Molecular epidemiology of antibiotic resistant ESKAPE and escherichia coli pathogens isolated from bloodstream infections in public sector hospitals in uMgungundlovu district, KwaZulu-Natal, South Africa.

Abstract

Enterococcus faecium, Staphylococcus aureus, Klebsiella pneumoniae, Acinetobacter baumannii, Pseudomonas aeruginosa, Enterobacter spp. (ESKAPE) pathogens and Escherichia coli (ESKAPEEc) are major contributors to bloodstream infections (BSIs) and pose significant treatment challenges. This study describes the molecular epidemiology and genomic profiles of ESKAPEEc isolates from BSIs in two public hospitals in the uMgungundlovu District, South Africa. Blood samples (n = 195) were collected from adult and paediatric patients with suspected BSIs between November 2017 and December 2018. Isolates were identified using VITEK 2 system, and confirmed by polymerase chain reaction (PCR).
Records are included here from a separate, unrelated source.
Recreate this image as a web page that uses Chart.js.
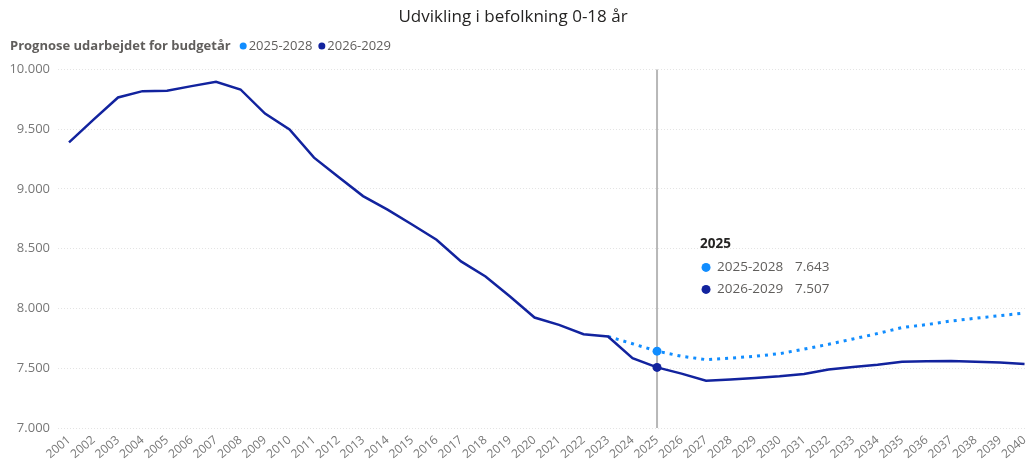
<!DOCTYPE html>
<html>
<head>
<meta charset="utf-8">
<script src="https://cdn.jsdelivr.net/npm/chart.js@4.4.1/dist/chart.umd.min.js"></script>
<style>
  html, body { margin: 0; padding: 0; background: #fff; }
  #wrap { width: 1026px; height: 461px; }
</style>
</head>
<body>
<div id="wrap"><canvas id="populationChart"></canvas></div>
<script>
const years = [
  2001, 2002, 2003, 2004, 2005, 2006, 2007, 2008, 2009, 2010,
  2011, 2012, 2013, 2014, 2015, 2016, 2017, 2018, 2019, 2020,
  2021, 2022, 2023, 2024, 2025, 2026, 2027, 2028, 2029, 2030,
  2031, 2032, 2033, 2034, 2035, 2036, 2037, 2038, 2039, 2040
];
// Prognose 2026-2029 (med historik)
const forecast2629 = [
  9390, 9580, 9765, 9818, 9822, 9860, 9897, 9832, 9630, 9497,
  9262, 9100, 8940, 8827, 8702, 8575, 8394, 8268, 8100, 7924,
  7863, 7785, 7765, 7584, 7507, 7455, 7395, 7405, 7418, 7432,
  7452, 7490, 7510, 7530, 7555, 7558, 7560, 7555, 7548, 7535
];
// Prognose 2025-2028
const forecast2528 = [
  null, null, null, null, null, null, null, null, null, null,
  null, null, null, null, null, null, null, null, null, null,
  null, null, 7765, 7705, 7643, 7600, 7572, 7585, 7600, 7622,
  7660, 7700, 7745, 7790, 7840, 7865, 7895, 7918, 7940, 7962
];
const yTicks = [7000, 7500, 8000, 8500, 9000, 9500, 10000];
const seriesLabels = ['2025-2028', '2026-2029'];
const seriesColors = ['#118DFF', '#12239E'];
const markerYear = 2025;

const fontFamily = '"Open Sans", "Noto Sans", sans-serif';

function formatDa(v) {
  return String(Math.round(v)).replace(/\B(?=(\d{3})+(?!\d))/g, '.');
}

const markerIndex = years.indexOf(markerYear);

// lodret linje, legende og fast tooltip
const overlayPlugin = {
  id: 'overlay',
  beforeDatasetsDraw(chart) {
    const { ctx, chartArea, scales } = chart;
    const x = scales.x.getPixelForValue(markerYear);
    ctx.save();
    ctx.strokeStyle = '#b8b8b8';
    ctx.lineWidth = 2;
    ctx.beginPath();
    ctx.moveTo(x, chartArea.top);
    ctx.lineTo(x, chartArea.bottom);
    ctx.stroke();
    ctx.restore();
  },
  afterDraw(chart) {
    const { ctx, chartArea, scales } = chart;
    ctx.save();
    ctx.textBaseline = 'middle';

    // legende
    let lx = 10;
    const ly = 46;
    ctx.font = 'bold 13px ' + fontFamily;
    ctx.fillStyle = '#605e5c';
    ctx.fillText('Prognose udarbejdet for budgetår', lx, ly);
    lx += ctx.measureText('Prognose udarbejdet for budgetår').width + 9;
    ctx.font = '13px ' + fontFamily;
    seriesLabels.forEach((label, i) => {
      ctx.fillStyle = seriesColors[i];
      ctx.beginPath();
      ctx.arc(lx + 3.5, ly, 3.5, 0, Math.PI * 2);
      ctx.fill();
      ctx.fillStyle = '#605e5c';
      ctx.fillText(label, lx + 9, ly);
      lx += 9 + ctx.measureText(label).width + 6;
    });

    // tooltip for markeret år
    const tx = scales.x.getPixelForValue(markerYear) + 43;
    const ty = chartArea.top + 175;
    ctx.font = 'bold 13.5px ' + fontFamily;
    ctx.fillStyle = '#252423';
    ctx.fillText(String(markerYear), tx, ty);
    const values = [forecast2528[markerIndex], forecast2629[markerIndex]];
    ctx.font = '13.5px ' + fontFamily;
    values.forEach((v, i) => {
      const rowY = ty + 23 + i * 22;
      ctx.fillStyle = seriesColors[i];
      ctx.beginPath();
      ctx.arc(tx + 6, rowY, 4.5, 0, Math.PI * 2);
      ctx.fill();
      ctx.fillStyle = '#605e5c';
      ctx.fillText(seriesLabels[i], tx + 17, rowY);
      ctx.fillText(formatDa(v), tx + 95, rowY);
    });
    ctx.restore();
  }
};

const markerRadius = (c) => (years[c.dataIndex] === markerYear ? 4.5 : 0);

const populationChart = new Chart(document.getElementById('populationChart'), {
  type: 'line',
  data: {
    datasets: [
      {
        label: seriesLabels[1],
        data: years.map((y, i) => ({ x: y, y: forecast2629[i] })),
        borderColor: seriesColors[1],
        backgroundColor: seriesColors[1],
        borderWidth: 2.5,
        pointRadius: markerRadius,
        pointBorderWidth: 0,
        tension: 0,
        order: 1
      },
      {
        label: seriesLabels[0],
        data: years.map((y, i) => ({ x: y, y: forecast2528[i] })),
        borderColor: seriesColors[0],
        backgroundColor: seriesColors[0],
        borderWidth: 3,
        borderDash: [3, 5],
        pointRadius: markerRadius,
        pointBorderWidth: 0,
        tension: 0,
        spanGaps: false,
        order: 2
      }
    ]
  },
  options: {
    responsive: true,
    maintainAspectRatio: false,
    animation: false,
    events: [],
    layout: { padding: { left: 0, right: 0, top: 0, bottom: 0 } },
    scales: {
      x: {
        type: 'linear',
        min: 2000.55,
        max: 2040.06,
        afterBuildTicks: (scale) => { scale.ticks = years.map(v => ({ value: v })); },
        afterFit: (scale) => {
          scale.height = 33;
          scale.paddingLeft = 0;
          scale.paddingRight = 0;
        },
        grid: { display: false },
        border: { display: false },
        ticks: {
          autoSkip: false,
          minRotation: 40,
          maxRotation: 40,
          padding: -3,
          color: '#777',
          font: { family: fontFamily, size: 12 },
          callback: (v) => String(v)
        }
      },
      y: {
        min: 7000,
        max: 10000,
        afterBuildTicks: (scale) => { scale.ticks = yTicks.map(v => ({ value: v })); },
        afterFit: (scale) => { scale.width = 58; },
        grid: { color: '#e4e4e4', lineWidth: 1, drawTicks: false },
        border: { display: false, dash: [1, 2] },
        ticks: {
          padding: 8,
          color: '#777',
          font: { family: fontFamily, size: 13 },
          callback: (v) => formatDa(v)
        }
      }
    },
    plugins: {
      legend: { display: false },
      tooltip: { enabled: false },
      title: {
        display: true,
        text: 'Udvikling i befolkning 0-18 år',
        color: '#252423',
        font: { family: fontFamily, size: 17, weight: 'normal' },
        padding: { top: 7, bottom: 42 }
      }
    }
  },
  plugins: [overlayPlugin]
});
</script>
</body>
</html>
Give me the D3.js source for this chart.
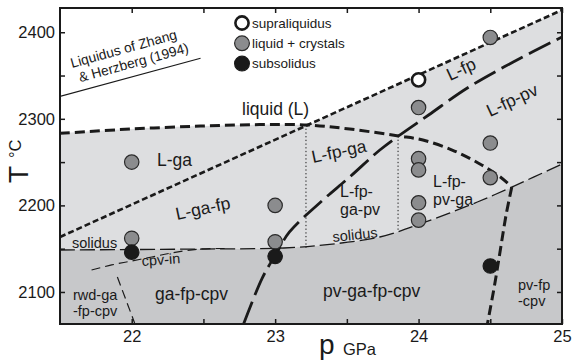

Antimicrobial susceptibility testing was performed using the Kirby–Bauer disk diffusion method and interpreted according to EUCAST/CLSI guidelines. Whole-genome sequencing (WGS) and bioinformatics tools were used to determine the resistome, virulome, mobilome, clonality and phylogenies of selected K. pneumoniae, K. oxytoca, and S. aureus isolates. Out of 195 presumptive isolates, 159 were confirmed as ESKAPEEc. K. pneumoniae (28.9%) and S. aureus (28.3%) were the most predominant pathogens. In total, 151 (94.9%) of isolates were multi-drug resistant (MDR). K. pneumoniae and K. oxytoca carried β-lactamase genes including the blaCTX-M-15, blaOXA-1, blaTEM-1B, blaSHV, and blaOXY genes. The blaCTX-M-15 and blaTEM-1 genes were associated with Tn3 transposons and insertion sequences (ISs) (ISEc9, IS91). Virulence genes detected in Klebsiella spp. were associated with ISs (IS1, IS3, IS630) and integrase. Six sequenced S. aureus isolates harboured ARGs including blaZ, aac(6′ )- aph(2′′), ant(9)-Ia, ant(6)-Ia, and fosB among others. Most ARGs were associated with ISs (IS6, IS1182) and recombinase. Virulence genes identified in S. aureus isolates were mostly associated with ISs, recombinases and integrases. Phylogenetic analysis of selected K. pneumoniae and S. aureus isolates revealed clear grouping patterns based on Multilocus Sequence Typing (MLST) and geographic origin. WGS and bioinformatics analysis revealed that Klebsiella strains and S. aureus have a rich repertoire of ARGs, virulence genes, and MGEs in several permutations and combinations, indicating a complex situation of mobilized antibiotic resistance and pathogenic characteristics in clonal and multi-clonal strains responsible for BSIs in this healthcare context.